No obstante, y ya desde muy temprano, se advierte en sus trabajos, incluso los de juventud, un parejo entusiasmo técnico, una fascinación similar por el misterio de la máquina, sólo comparable al de otros modernistas de los años ’60. Ya sea en el decurso sonoro de El silencio (1963), los artificios de montaje de Persona (1966) o el osado uso del zoom en Gritos y susurros (1972), lo que se percibe es una extraña felicidad de la técnica que lo llevó a decir, sin ir más lejos, que una de las pocas cosas que extrañaba del cine era trabajar con Sven Nykvist, el fotógrafo de sus últimas películas. De hecho, una de las principales características de su obra vuelve indispensable la cámara: el escrutinio minucioso del rostro en primer plano, siguiendo la tradición instaurada por Carl T. Dreyer (evidente en uno de sus fugaces retornos al cine, el corto El rostro de Karin, de 1985, enteramente compuesto con retratos de su madre muerta).

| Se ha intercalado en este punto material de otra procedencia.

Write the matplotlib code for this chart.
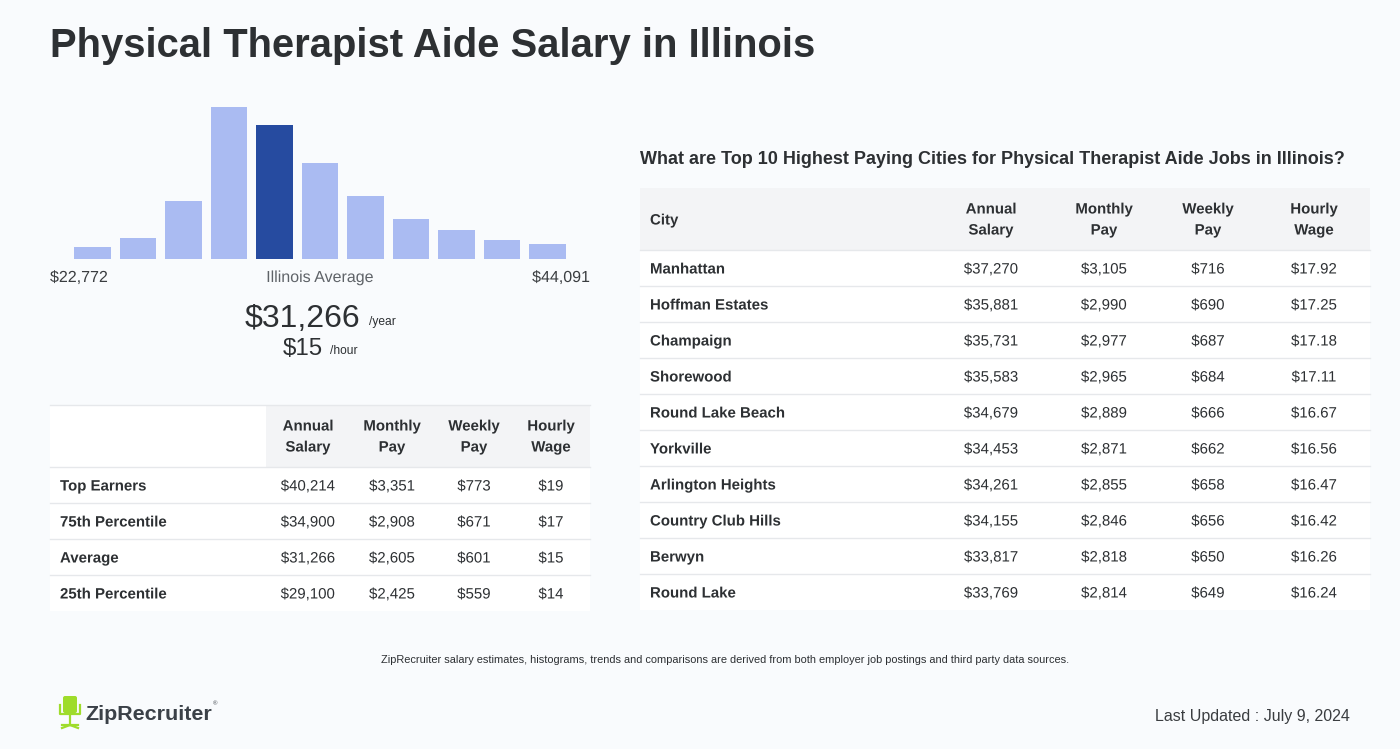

Ocurre que Bergman practicó, de un modo incansable, el cine como provocación de los límites del propio cine, y fue para ello que echó mano al teatro. No vaciló en filmar toda una gama de tópicos hasta allí considerados infilmables (la angustia existencial, las ansiedades metafísicas, los planteos religiosos) sino también –y aquí aparecen Strindberg y el Ibsen de Peer Gynt– en practicar esa sutil variante del fantástico que no hace más que señalar una perturbación siempre presente en el espacio cotidiano. Hasta la aparición de Bergman, salvo raras excepciones (en su mayoría nórdicas), el espacio cinematográfico es en cierta medida unidimensional: o totalmente realista o totalmente fantástico o totalmente absurdo. Desde El séptimo sello, siguiendo una herencia que se remonta hasta Shakespeare (uno de los dramaturgos sobre los que más ha trabajado), Bergman procura fusionar estos planos, si bien con dispares resultados (como él mismo habría de admitirlo, envidiando la destreza de Tarkovski). En sus mejores películas –Persona, El silencio, Detrás de un vidrio oscuro, Gritos y susurros– cuesta establecer una nítida distinción entre lo real, lo imaginario, lo mental, lo onírico y lo decididamente fantástico, sin que esto implique abandonar la indagación de los sentimientos y la emocionalidad humana. Quizá sea esa perturbación, más que su mirada neutra y desaprensiva del mundo, la que continúa despertando polémicas, y es probable que el propio Bergman estuviese muy contento de que así fuera.